What About Special and One-Off Models?
Bugatti regularly produces limited-run variants and one-of-one commissions. These push prices even further:
- The Divo, a limited aerodynamic variant of the Chiron, was priced at approximately $6 million and sold out its 40-unit allocation immediately.
- The La Voiture Noire, a one-off built for a private customer, was reported at approximately $18.7 million — making it one of the most expensive new cars ever sold.
- The Centodieci, a tribute to the EB110, was offered at roughly $9 million for a 10-unit run.
These aren't listed prices you can simply order against. They represent what a specific buyer paid for a specific configuration under specific circumstances.
Taxes, Registration, and Ownership Costs 🔑
The sticker price is only part of the cost. In most U.S. states, sales tax, luxury vehicle surcharges, registration fees, and property taxes (where applicable) apply. On a $4 million vehicle, even a 6% sales tax adds $240,000 to the transaction.

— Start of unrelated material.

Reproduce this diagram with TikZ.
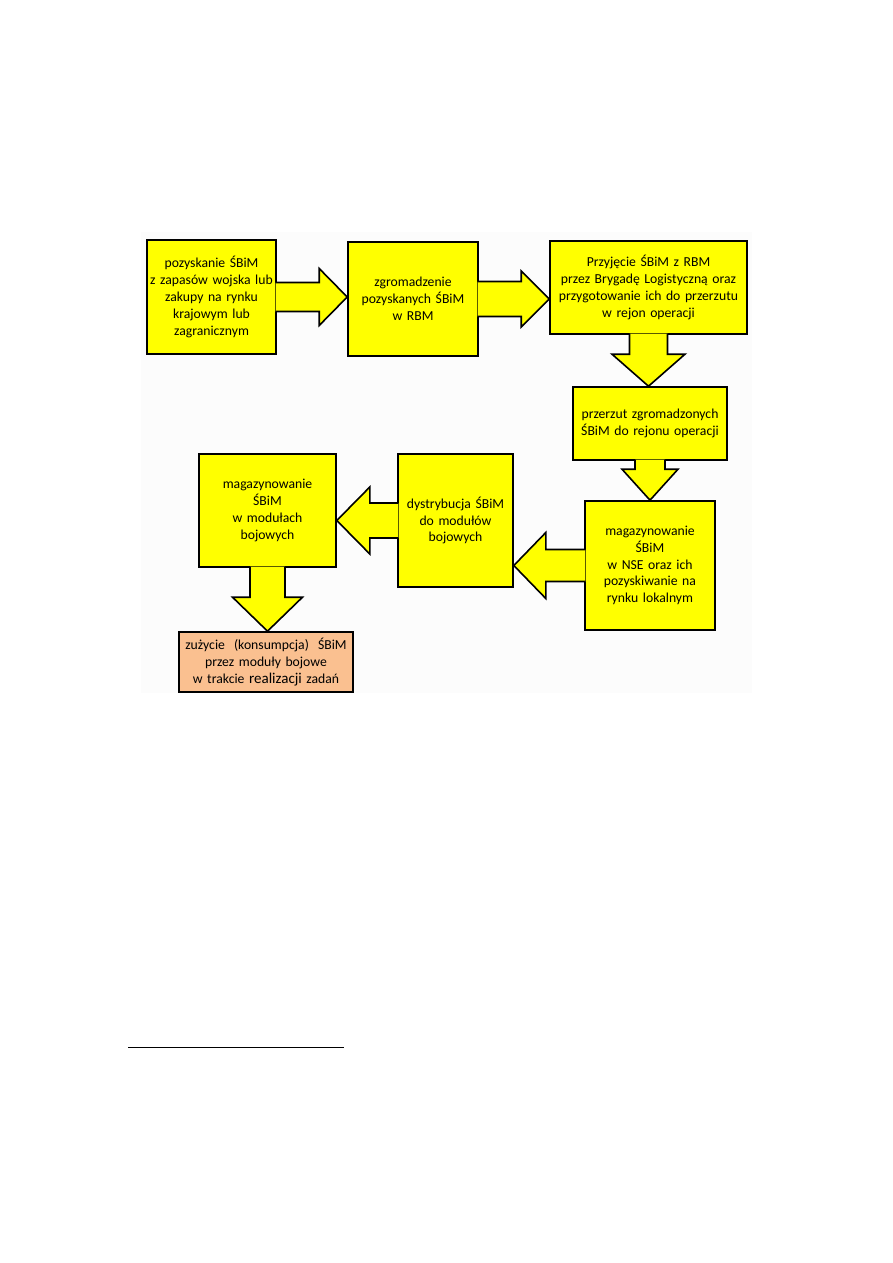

Insurance costs for vehicles in this class are handled by specialty insurers and are negotiated individually based on the vehicle's value, where it's garaged, how it's used, and the owner's history. Standard auto insurance policies don't cover vehicles at this price point.
Maintenance is similarly specialized. Bugatti requires service at authorized locations using factory-trained technicians. Annual maintenance can run tens of thousands of dollars depending on service interval requirements and any needed repairs.
The Gap Between Understanding and Buying
Anyone can understand how Bugatti prices are set — the engineering investment, the production limits, the materials, and the customization model all follow a clear logic. What varies enormously is how those factors apply to a specific buyer's situation: the model they're targeting, the market they're purchasing in, the currency exchange rate at the time of transaction, and their tax jurisdiction.
The base figure is a starting point. What a specific buyer actually pays depends on choices and circumstances that no general price guide can fully capture.